Black Bear opens with Allison (Aubrey Plaza), a disillusioned actress-turned-director, arriving at a luxurious lakeside home. Its owners are friends of a friend Gabe (Possessor's Christopher Abbott) and Blair (Sarah Gadon). They're in the early stages of turning the place into a bed and breakfast, making her the first official guest. Allison is there to develop a story for her next film. During a night of drinking and conversing, Gabe reveals a weird anti-feminist side that causes friction with Blair to boil over. Then a line gets crossed with Allison, leaving us wondering where this story could possibly take us next.
Where it takes us is not at all what I was expecting. If you're thinking of seeing the movie, you should know that it's probably not what you're expecting either. Let's just say that at this point, about thirty-five or forty minutes in, Black Bear changes. What we think we've been seeing is not quite what we assumed, and the relationships between Allison, Gabe, and Blair are different than we've been led to believe. I won't go any further than that. My only reason for bringing it up at all is that I wish I'd known that in advance. This is a very good picture. At the same time, it's jarring when you spend that much time investing yourself in characters and situations, only to abruptly transition to something else.
Of course, this is precisely the mystique of Black Bear. Follow it all the way through to the end and you realize how clever the plotting is. You're struck by how themes introduced in the first act are presented in a meaningful parallel manner during the second and third acts. Writer/director Lawrence Michael Levine may trick you initially, but he does so because it's a fresh way at getting to the themes he wants to investigate.
Without spoiling anything, the story deals with emotional abuse – what people are willing to do to one another, what they're willing to put up with, and so on. Allison is an individual with insecurities that can be exploited. She also likes to drink, a fact that pours even more fuel onto the fire of those insecurities. At the same time, she can be a little abusive to others, meaning she isn't just a victim in this scenario. Black Bear dives into the reasons why people manipulate or torment each other, as well as the often sick benefits of such behavior.

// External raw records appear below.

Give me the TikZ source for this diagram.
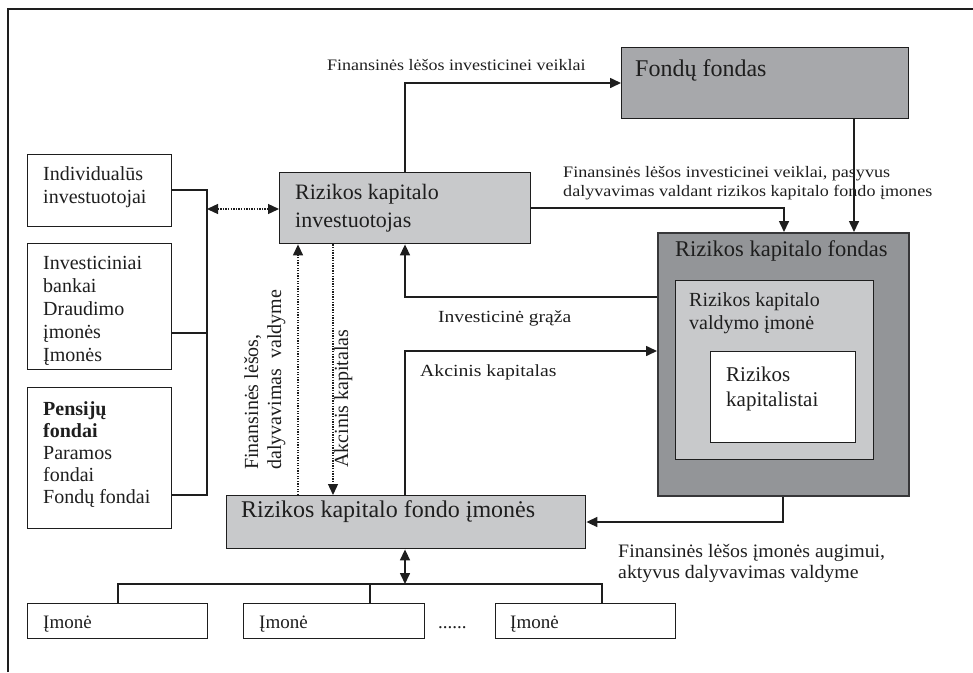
\documentclass[tikz,border=0pt]{standalone}
\usepackage{fontspec}
\setmainfont{Liberation Serif}
\usepackage{graphicx}
\usetikzlibrary{arrows.meta}
\definecolor{lg}{RGB}{200,201,203}
\definecolor{mg}{RGB}{167,168,171}
\definecolor{dg}{RGB}{147,149,152}
\definecolor{ln}{RGB}{30,30,30}
\newcommand{\ml}[1]{\begin{tabular}[t]{@{}l@{}}#1\end{tabular}}
\newcommand{\fsz}[2]{\fontsize{#1}{#2}\selectfont}
\begin{document}
\begin{tikzpicture}[x=1pt,y=-1pt,
  box/.style={draw=ln, line width=1.4pt, inner sep=0, anchor=north west},
  txt/.style={inner sep=0, anchor=base west, text=ln},
  conn/.style={draw=ln, line width=1.6pt},
  arr/.style={conn, -{Triangle[length=11pt,width=10pt]}},
  darr/.style={conn, {Triangle[length=11pt,width=10pt]}-{Triangle[length=11pt,width=10pt]}},
  dotl/.style={draw=ln, line width=1.3pt, dash pattern=on 1.3pt off 1.3pt}]
\useasboundingbox (0,0) rectangle (973,672);
% frame
\draw[ln, line width=1.5pt] (8,672) -- (8,9) -- (973,9);

% boxes
\node[box, minimum width=144, minimum height=72] (ind) at (27,154) {};
\node[box, minimum width=144, minimum height=126] (inv) at (27,243) {};
\node[box, minimum width=144, minimum height=141] (pen) at (27,387) {};
\node[box, fill=lg, minimum width=251, minimum height=71] (rki) at (279,172) {};
\node[box, fill=mg, minimum width=287, minimum height=71] (ff) at (621,47) {};
\node[box, fill=dg, line width=2.4pt, draw={rgb,255:red,55;green,55;blue,57}, minimum width=251, minimum height=263] (rkf) at (657,232) {};
\node[box, fill=lg, minimum width=198, minimum height=179] (rkv) at (675,280) {};
\node[box, fill=white, minimum width=145, minimum height=91] (rkk) at (710,351) {};
\node[box, fill=lg, minimum width=359, minimum height=53] (rkfi) at (226,495) {};
\node[box, minimum width=180, minimum height=35] (im1) at (27,603) {};
\node[box, minimum width=181, minimum height=35] (im2) at (243,603) {};
\node[box, minimum width=180, minimum height=35] (im3) at (495,603) {};

% box texts
\node[txt] (tind) at (43,180) {\fsz{20}{23}\ml{Individualūs\\investuotojai}};
\node[txt] (tinv) at (43,269) {\fsz{20}{23}\ml{Investiciniai\\bankai\\Draudimo\\įmonės\\Įmonės}};
\node[txt] (tpen) at (43,415) {\fsz{20}{22}\ml{\textbf{Pensijų}\\\textbf{fondai}\\Paramos\\fondai\\Fondų fondai}};
\node[txt] (trki) at (295,199) {\fsz{22}{28}\ml{Rizikos kapitalo\\investuotojas}};
\node[txt] (tff) at (635,76) {\fsz{24}{28}Fondų fondas};
\node[txt] (trkf) at (675,256) {\fsz{22.5}{26}Rizikos kapitalo fondas};
\node[txt] (trkv) at (689,306) {\fsz{20}{23}\ml{Rizikos kapitalo\\valdymo įmonė}};
\node[txt] (trkk) at (726,381) {\fsz{21}{25}\ml{Rizikos\\kapitalistai}};
\node[txt] (trkfi) at (241,517) {\fsz{24}{28}Rizikos kapitalo fondo įmonės};
\node[txt] (tim1) at (43,628) {\fsz{19}{22}Įmonė};
\node[txt] (tim2) at (259,628) {\fsz{19}{22}Įmonė};
\node[txt] (tim3) at (510,628) {\fsz{19}{22}Įmonė};
\node[txt] (tdots) at (438,628) {\fsz{19}{22}......};

% connector labels
\node[txt] (l1) at (327,70) {\fsz{16}{19}\scalebox{1.125}[1]{Finansinės lėšos investicinei veiklai}};
\node[txt] (l2) at (563,177) {\fsz{16}{19}\scalebox{1.13}[1]{\ml{Finansinės lėšos investicinei veiklai, pasyvus\\dalyvavimas valdant rizikos kapitalo fondo įmones}}};
\node[txt] (l3) at (438,322) {\fsz{17}{20}\scalebox{1.15}[1]{Investicinė grąža}};
\node[txt] (l4) at (420,376) {\fsz{17}{20}\scalebox{1.16}[1]{Akcinis kapitalas}};
\node[txt] (l5) at (618,557) {\fsz{19}{21}\scalebox{1.045}[1]{\ml{Finansinės lėšos įmonės augimui,\\aktyvus dalyvavimas valdyme}}};
\node[txt, rotate=90] (l6) at (258,470) {\fsz{20}{23}\ml{Finansinės lėšos,\\dalyvavimas~~valdyme}};
\node[txt, rotate=90] (l7) at (348,468) {\fsz{20}{23}Akcinis kapitalas};

% bracket on the left
\coordinate (b1) at (207,190);
\coordinate (b2) at (207,333);
\coordinate (b3) at (207,495);
\coordinate (b4) at (207,209);
\draw[conn] (ind.east |- b1) -- (b1) -- (b3) -- (b3 -| pen.east);
\draw[conn] (inv.east |- b2) -- (b2);
\draw[dotl, {Triangle[length=11pt,width=10pt]}-{Triangle[length=11pt,width=10pt]}] (b4) -- (b4 -| rki.west);

% main connectors
\coordinate (a1) at (405,83);
\draw[arr] (a1 |- rki.north) -- (a1) -- (a1 -| ff.west);
\coordinate (a2) at (854,0);
\draw[arr] (a2 |- ff.south) -- (a2 |- rkf.north);
\coordinate (a3) at (784,208);
\draw[arr] (a3 -| rki.east) -- (a3) -- (a3 |- rkf.north);
\coordinate (a4) at (405,297);
\draw[arr] (a4 -| rkf.west) -- (a4) -- (a4 |- rki.south);
\coordinate (a5) at (405,351);
\draw[arr] (a5 |- rkfi.north) -- (a5) -- (a5 -| rkf.west);
\coordinate (a6) at (783,522);
\draw[arr] (a6 |- rkf.south) -- (a6) -- (a6 -| rkfi.east);

% dotted vertical connectors
\coordinate (d1) at (298,0);
\coordinate (d2) at (333,0);
\draw[dotl, -{Triangle[length=11pt,width=10pt]}] (d1 |- rkfi.north) -- (d1 |- rki.south);
\draw[dotl, -{Triangle[length=11pt,width=10pt]}] (d2 |- rki.south) -- (d2 |- rkfi.north);

% tree to companies
\coordinate (t) at (405,584);
\coordinate (t1) at (118,584);
\coordinate (t2) at (370,584);
\coordinate (t3) at (602,584);
\draw[darr] (t |- rkfi.south) -- (t);
\draw[draw=ln, line width=1.2pt] (t1 |- im1.north) -- (t1) -- (t3) -- (t3 |- im3.north);
\draw[draw=ln, line width=1.2pt] (t2) -- (t2 |- im2.north);
\end{tikzpicture}
\end{document}
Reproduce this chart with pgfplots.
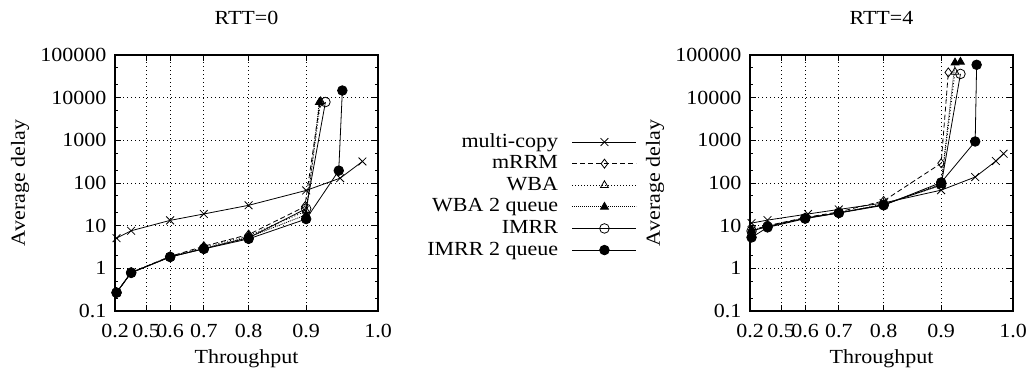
\documentclass[border=0pt]{standalone}
\usepackage{fontspec}
\setmainfont{Liberation Serif}[FakeStretch=1.1]
\usepackage{pgfplots}
\pgfplotsset{compat=1.18}

% line and mark styles of the six schedulers
\tikzset{
  mcopy/.style={black, line width=0.8bp, solid, mark=x, mark size=5.5bp},
  mrrm/.style={black, line width=0.8bp, dash pattern=on 5bp off 3bp, mark=diamond, mark size=4.5bp, mark options={solid}},
  wba/.style={black, line width=0.8bp, dash pattern=on 1bp off 2bp, mark=triangle, mark size=4.5bp, mark options={solid}},
  wbaq/.style={black, line width=0.8bp, dash pattern=on 1bp off 1bp, mark=triangle*, mark size=4.5bp, mark options={solid, fill=black}},
  imrr/.style={black, line width=0.8bp, solid, mark=o, mark size=4.8bp},
  imrrq/.style={black, line width=0.8bp, solid, mark=*, mark size=4.8bp, mark options={fill=black}},
}

% throughput axis is drawn on a cubic scale
\def\cubetrafo#1{\pgfmathparse{(#1)*(#1)*(#1)}}
\def\bigfont{\fontsize{20bp}{24bp}\selectfont}

\begin{document}
\begin{tikzpicture}
\path[use as bounding box] (0bp,0bp) rectangle (1028bp,379bp);

% ----------------------------- RTT = 0 -----------------------------
\begin{axis}[
  at={(115bp,68bp)}, anchor=south west,
  scale only axis, width=263bp, height=256bp,
  ymode=log,
  xmin=0.2, xmax=1.0, ymin=0.1, ymax=100000,
  x coord trafo/.code={\cubetrafo{#1}},
  xtick={0.2,0.5,0.6,0.7,0.8,0.9,1.0},
  xticklabels={0.2,0.5,0.6,0.7,0.8,0.9,1.0},
  ytick={0.1,1,10,100,1000,10000,100000},
  yticklabels={0.1,1,10,100,1000,10000,100000},
  minor ytick={0.2,0.5,2,5,20,50,200,500,2000,5000,20000,50000},
  xmajorgrids, ymajorgrids,
  major grid style={black, line width=0.7bp, dash pattern=on 1bp off 3bp},
  axis line style={line width=1.4bp},
  tick style={black, line width=0.8bp},
  major tick length=6bp, minor tick length=3bp,
  tick label style={font=\bigfont},
  xticklabel style={yshift=-10bp},
  yticklabel style={xshift=-5bp},
  label style={font=\bigfont},
  xlabel={Throughput},
  xlabel style={at={(axis description cs:0.5,0)}, anchor=center, yshift=-48bp},
  ylabel={Average delay},
  ylabel style={at={(axis description cs:0,0.5)}, anchor=center, yshift=95bp},
  title={RTT=0},
  title style={font=\bigfont, at={(axis description cs:0.5,1)}, anchor=center, yshift=31bp},
  legend image code/.code={
    \draw[mark repeat=2, mark phase=2, #1]
      plot coordinates {(0bp,0bp) (32bp,0bp) (64bp,0bp)};},
  legend style={at={(axis description cs:1.985,0.449)}, anchor=east,
    draw=none, fill=none, inner sep=0pt,
    legend cell align=right, legend plot pos=right,
    font=\bigfont,
    nodes={inner sep=0pt, text height=14bp, text depth=4bp},
    row sep=3.6bp, column sep=14bp},
]
\addplot[mcopy] coordinates {
  (0.24,5.1) (0.41,7.6) (0.6,13.3) (0.7,18.8) (0.8,30) (0.9,67) (0.95,130) (0.98,320)};
\addlegendentry{multi-copy}
\addplot[mrrm] coordinates {
  (0.24,0.27) (0.41,0.8) (0.6,1.9) (0.7,3.3) (0.8,6.2) (0.898,28) (0.921,7700)};
\addlegendentry{mRRM}
\addplot[wba] coordinates {
  (0.24,0.27) (0.41,0.8) (0.6,1.9) (0.7,3.1) (0.8,5.8) (0.9,22) (0.922,8200)};
\addlegendentry{WBA}
\addplot[wbaq] coordinates {
  (0.24,0.27) (0.41,0.8) (0.6,1.85) (0.7,2.9) (0.8,5.4) (0.9,18) (0.92,7800)};
\addlegendentry{WBA 2 queue}
\addplot[imrr] coordinates {
  (0.24,0.27) (0.41,0.8) (0.6,1.85) (0.7,2.9) (0.8,5.2) (0.9,25) (0.929,7900)};
\addlegendentry{IMRR}
\addplot[imrrq] coordinates {
  (0.24,0.27) (0.41,0.78) (0.6,1.85) (0.7,2.85) (0.8,4.9) (0.9,14.3) (0.948,195) (0.953,14700)};
\addlegendentry{IMRR 2 queue}
\end{axis}

% ----------------------------- RTT = 4 -----------------------------
\begin{axis}[
  at={(750bp,68bp)}, anchor=south west,
  scale only axis, width=263bp, height=256bp,
  ymode=log,
  xmin=0.2, xmax=1.0, ymin=0.1, ymax=100000,
  x coord trafo/.code={\cubetrafo{#1}},
  xtick={0.2,0.5,0.6,0.7,0.8,0.9,1.0},
  xticklabels={0.2,0.5,0.6,0.7,0.8,0.9,1.0},
  ytick={0.1,1,10,100,1000,10000,100000},
  yticklabels={0.1,1,10,100,1000,10000,100000},
  minor ytick={0.2,0.5,2,5,20,50,200,500,2000,5000,20000,50000},
  xmajorgrids, ymajorgrids,
  major grid style={black, line width=0.7bp, dash pattern=on 1bp off 3bp},
  axis line style={line width=1.4bp},
  tick style={black, line width=0.8bp},
  major tick length=6bp, minor tick length=3bp,
  tick label style={font=\bigfont},
  xticklabel style={yshift=-10bp},
  yticklabel style={xshift=-5bp},
  label style={font=\bigfont},
  xlabel={Throughput},
  xlabel style={at={(axis description cs:0.5,0)}, anchor=center, yshift=-48bp},
  ylabel={Average delay},
  ylabel style={at={(axis description cs:0,0.5)}, anchor=center, yshift=95bp},
  title={RTT=4},
  title style={font=\bigfont, at={(axis description cs:0.5,1)}, anchor=center, yshift=31bp},
]
\addplot[mcopy] coordinates {
  (0.24,11.5) (0.42,13.5) (0.61,18.8) (0.7,24) (0.8,34) (0.9,68) (0.95,138) (0.978,327) (0.988,486)};
\addplot[mrrm] coordinates {
  (0.24,7.8) (0.42,10) (0.6,15.5) (0.7,21) (0.8,38) (0.9,290) (0.911,39000)};
\addplot[wba] coordinates {
  (0.24,8) (0.42,9.8) (0.6,15) (0.7,20) (0.8,32) (0.9,88) (0.921,40000)};
\addplot[wbaq] coordinates {
  (0.24,7.5) (0.42,9.5) (0.6,15) (0.7,20) (0.8,31) (0.9,95) (0.921,66000) (0.929,69000)};
\addplot[imrr] coordinates {
  (0.24,7.5) (0.42,9.6) (0.6,15) (0.7,20) (0.8,31) (0.9,90) (0.929,36000)};
\addplot[imrrq] coordinates {
  (0.24,5.3) (0.42,9.1) (0.6,14.6) (0.7,19.8) (0.8,30) (0.9,103) (0.95,940) (0.952,59000)};
\end{axis}
\end{tikzpicture}
\end{document}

Since I don't want to divulge too much plotwise, I'll shift focus to how great Aubrey Plaza is in this role. Although mostly known for comedy, the actress demonstrates serious dramatic chops as Allison. Plaza has always had a bit of a dark side in her humor, a trait that is effectively used here, especially in a scene toward the end where the character has an extended breakdown. The twisted chemistry Plaza works up with the equally-good Abbott proves captivating, if intentionally uncomfortable, to watch. This is a role that could potentially change the course of her career.
Black Bear is one of those movies that probably plays even better on a second viewing, when you already know where it's headed and can therefore catch all the little signposts you don't notice the first time. Regardless, an initial viewing offers strong performances, some dark humor, and plenty of insights into bad behavior. It's a provocative, challenging work that shows the amazing Aubrey Plaza in a whole new light.
out of four
Black Bear is rated R for language throughout, sexual content, drug use and some nudity. The running time is 1 hour and 44 minutes.